Question:  “After my supervisor retired, I was promoted to fill his position. He had a special arrangement with one employee, allowing her to come in early and leave early. No one knew exactly what time she arrived. When the owner promoted me, he said I must put this woman on the same schedule as everyone else. However, I’m not sure how to approach her.  How can I fix this without losing the employee?”  —Caught in the Middle

Marie’s Answer:  Like many new supervisors, you’re suffering from “imposter syndrome.”  Because you don’t yet feel like a manager, some basic supervisory tasks seem rather daunting. Here’s how to handle this one:

•    Your boss has made his expectations clear, so you must tell the employee that different work hours are no longer allowed. You can attribute this directive to the owner, but you need to explain and support his decision. 

•    Here’s what you might say: "I know you had a special arrangement with our former supervisor.  But since varying schedules create confusion, the owner wants everyone to work the same hours. I’ll need for you to start coming in at 9 and staying till 5."

•    If the employee complains, remind her that this is the standard work schedule. If she has unique and unavoidable circumstances, consider discussing them with the owner. 

•    Give her a week to adjust child care or transportation plans, and then monitor her hours to be sure she complies. If she refuses, talk with the owner about the next steps.
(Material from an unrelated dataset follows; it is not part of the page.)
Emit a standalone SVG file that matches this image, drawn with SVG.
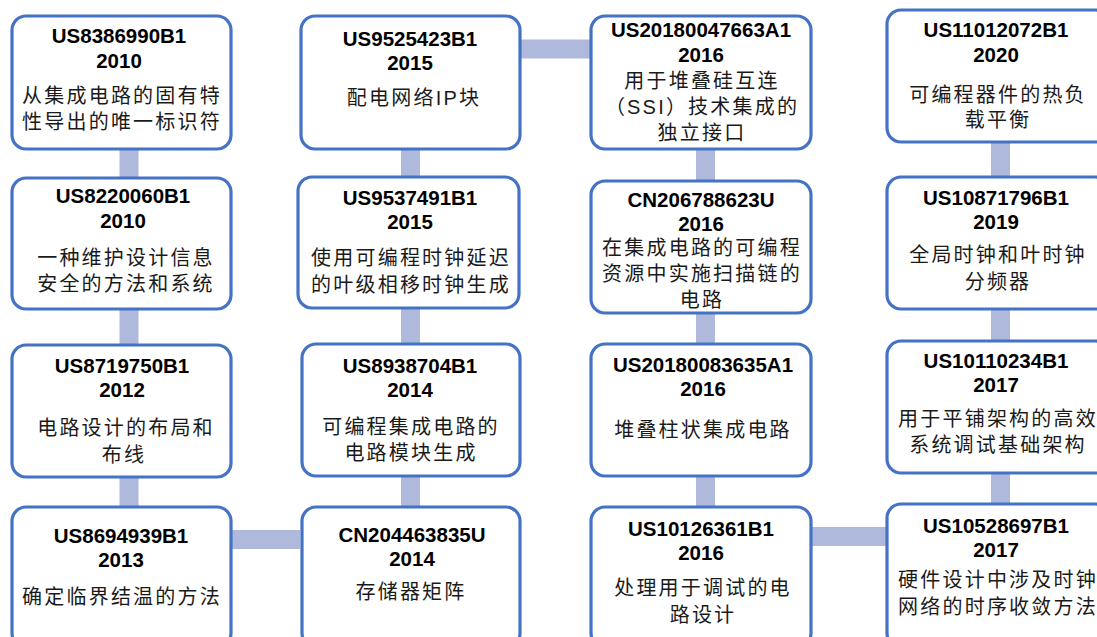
<svg xmlns="http://www.w3.org/2000/svg" width="1097" height="637" viewBox="0 0 1097 637">
<style>
.box{fill:#fff;stroke:#4472C4;stroke-width:3.2}
.con{stroke:#AEB9DC;stroke-width:19;fill:none}
text{text-anchor:middle}
.id{font-family:"Liberation Sans",Arial,sans-serif;font-weight:700;font-size:20.5px;fill:#000}
.cn{font-family:"Liberation Sans","Noto Sans CJK SC",sans-serif;font-weight:400;font-size:20px;letter-spacing:2.2px;fill:#1a1a1a}
</style>
<rect width="1097" height="637" fill="#fff"/>
<g id="connectors">
<line class="con" x1="129" y1="149" x2="129" y2="507"/>
<line class="con" x1="410.5" y1="149" x2="410.5" y2="507"/>
<line class="con" x1="705.5" y1="149" x2="705.5" y2="507"/>
<line class="con" x1="1000.5" y1="142" x2="1000.5" y2="504"/>
<line class="con" x1="231" y1="539.5" x2="300" y2="539.5"/>
<line class="con" x1="520" y1="49" x2="591" y2="49"/>
<line class="con" x1="811" y1="536.5" x2="887" y2="536.5"/>
</g>
<g id="n1"><rect class="box" x="12" y="16" width="219" height="133" rx="14"/>
<text><tspan class="id" x="119" y="43">US8386990B1</tspan><tspan class="id" x="119" y="68">2010</tspan><tspan class="cn" x="122" y="103">从集成电路的固有特</tspan><tspan class="cn" x="122" y="129">性导出的唯一标识符</tspan></text></g>
<g id="n2"><rect class="box" x="12" y="178" width="219" height="131" rx="14"/>
<text><tspan class="id" x="123" y="203">US8220060B1</tspan><tspan class="id" x="123" y="228">2010</tspan><tspan class="cn" x="126" y="265">一种维护设计信息</tspan><tspan class="cn" x="126" y="291">安全的方法和系统</tspan></text></g>
<g id="n3"><rect class="box" x="12" y="345" width="219" height="132" rx="14"/>
<text><tspan class="id" x="122" y="373">US8719750B1</tspan><tspan class="id" x="122" y="397">2012</tspan><tspan class="cn" x="126" y="435">电路设计的布局和</tspan><tspan class="cn" x="124" y="462">布线</tspan></text></g>
<g id="n4"><rect class="box" x="12" y="507" width="219" height="140" rx="14"/>
<text><tspan class="id" x="121" y="543">US8694939B1</tspan><tspan class="id" x="121" y="567">2013</tspan><tspan class="cn" x="122" y="604">确定临界结温的方法</tspan></text></g>
<g id="n5"><rect class="box" x="301" y="16" width="219" height="133" rx="14"/>
<text><tspan class="id" x="410" y="46">US9525423B1</tspan><tspan class="id" x="410" y="70">2015</tspan><tspan class="cn" x="414" y="105">配电网络IP块</tspan></text></g>
<g id="n6"><rect class="box" x="298" y="177" width="221" height="131" rx="14"/>
<text><tspan class="id" x="410" y="205">US9537491B1</tspan><tspan class="id" x="410" y="229">2015</tspan><tspan class="cn" x="411" y="265">使用可编程时钟延迟</tspan><tspan class="cn" x="411" y="292">的叶级相移时钟生成</tspan></text></g>
<g id="n7"><rect class="box" x="302" y="344" width="218" height="132" rx="14"/>
<text><tspan class="id" x="410" y="373">US8938704B1</tspan><tspan class="id" x="410" y="397">2014</tspan><tspan class="cn" x="411" y="434">可编程集成电路的</tspan><tspan class="cn" x="411" y="460">电路模块生成</tspan></text></g>
<g id="n8"><rect class="box" x="302" y="507" width="218" height="140" rx="14"/>
<text><tspan class="id" x="412" y="542">CN204463835U</tspan><tspan class="id" x="412" y="566">2014</tspan><tspan class="cn" x="411" y="599">存储器矩阵</tspan></text></g>
<g id="n9"><rect class="box" x="591" y="16" width="220" height="133" rx="14"/>
<text><tspan class="id" x="701" y="37">US20180047663A1</tspan><tspan class="id" x="701" y="62">2016</tspan><tspan class="cn" x="702" y="88">用于堆叠硅互连</tspan><tspan class="cn" x="702" y="114">（SSI）技术集成的</tspan><tspan class="cn" x="702" y="140">独立接口</tspan></text></g>
<g id="n10"><rect class="box" x="591" y="181" width="220" height="132" rx="14"/>
<text><tspan class="id" x="701" y="207">CN206788623U</tspan><tspan class="id" x="701" y="231">2016</tspan><tspan class="cn" x="702" y="255">在集成电路的可编程</tspan><tspan class="cn" x="702" y="281">资源中实施扫描链的</tspan><tspan class="cn" x="702" y="307">电路</tspan></text></g>
<g id="n11"><rect class="box" x="591" y="344" width="220" height="132" rx="14"/>
<text><tspan class="id" x="703" y="372">US20180083635A1</tspan><tspan class="id" x="703" y="396">2016</tspan><tspan class="cn" x="703" y="437">堆叠柱状集成电路</tspan></text></g>
<g id="n12"><rect class="box" x="591" y="507" width="220" height="140" rx="14"/>
<text><tspan class="id" x="701" y="536">US10126361B1</tspan><tspan class="id" x="701" y="560">2016</tspan><tspan class="cn" x="703" y="595">处理用于调试的电</tspan><tspan class="cn" x="703" y="622">路设计</tspan></text></g>
<g id="n13"><rect class="box" x="887" y="10" width="222" height="132" rx="14"/>
<text><tspan class="id" x="996" y="37">US11012072B1</tspan><tspan class="id" x="996" y="62">2020</tspan><tspan class="cn" x="998" y="102">可编程器件的热负</tspan><tspan class="cn" x="998" y="127">载平衡</tspan></text></g>
<g id="n14"><rect class="box" x="887" y="177" width="222" height="132" rx="14"/>
<text><tspan class="id" x="996" y="205">US10871796B1</tspan><tspan class="id" x="996" y="229">2019</tspan><tspan class="cn" x="998" y="262">全局时钟和叶时钟</tspan><tspan class="cn" x="998" y="289">分频器</tspan></text></g>
<g id="n15"><rect class="box" x="887" y="341" width="222" height="132" rx="14"/>
<text><tspan class="id" x="996" y="368">US10110234B1</tspan><tspan class="id" x="996" y="392">2017</tspan><tspan class="cn" x="998" y="426">用于平铺架构的高效</tspan><tspan class="cn" x="998" y="452">系统调试基础架构</tspan></text></g>
<g id="n16"><rect class="box" x="887" y="504" width="222" height="143" rx="14"/>
<text><tspan class="id" x="996" y="533">US10528697B1</tspan><tspan class="id" x="996" y="557">2017</tspan><tspan class="cn" x="998" y="587">硬件设计中涉及时钟</tspan><tspan class="cn" x="998" y="614">网络的时序收敛方法</tspan></text></g>
</svg>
Unless this woman has irreplaceable abilities, don’t worry about losing her. If she chooses to leave, you’ll simply find someone who can work the required hours. 

To see a 6-step process for handling disciplinary issues, check out How to Resolve Serious Performance Problems.

{ 3 comments… read them below or add one }

Des March 25, 2010 at 2:41 pm

I’d meet with her privately and inform her that she needs to work from 9-5 p.m. and give her a start date as to when that will need to happen.


Mohan M Prasad February 22, 2010 at 5:21 am

Well, there is a clear mandate to you from the owner.

So the decision that you have to take is very clear.

May be you would like to have a chat with this lady and get to understand the special reasons for this special arrangement. This will help you to understand the circumstances and the context in which the concession was granted.

This will also give you inputs on whether the reasons standing in good stead then has been extended indefinitely. In my experience this is the case in 9 out of 10 cases.

Once you have a grasp of the background, it makes it easier to strategies your approach and without losing the empathy. You need to put it across as an issue of discipline and that you would like discipline as a well demonstrated conduct across the peer level; with no exceptions as a general rule.

Your firmness will send the message across.

Caution: Please do not make it as if your decision is owner driven nor should you make her feel that the change in the guard has caused this to happen. Both can lead to bad blood.

Take responsibility for the decision and same time, tell her that when any future situation warrants special consideration, you will be open to considering it on a case to case basis depending upon the home and work exigencies; but NOT AS A GENERAL RELAXATION OF OFFICE RULES.

Mohan M Prasad


Samantha February 17, 2010 at 1:30 pm

As a working mother to my 9 month old, I would like to add that you could also talk to the owner about the positives of allowing employees to work a flexible work schedule. My supervisor allowed me to reduce my work week to a 4-day week when I returned from maternity leave. This has made a huge difference to my life. I would argue that varying schedules do not create confusion as long you have a plan in place as to how you will do your job in a non-standard work schedule and communicate this to staff so they know when you will be in the office e.g. have another staff member provide back-up support when you are not in the office, and set your voicemail and email messages to let people know your schedule. Flexible work schedules are progressive, save costs (higher productivity/lower turnover), and recognize the diversity of the people employed and the diversity of their many different needs.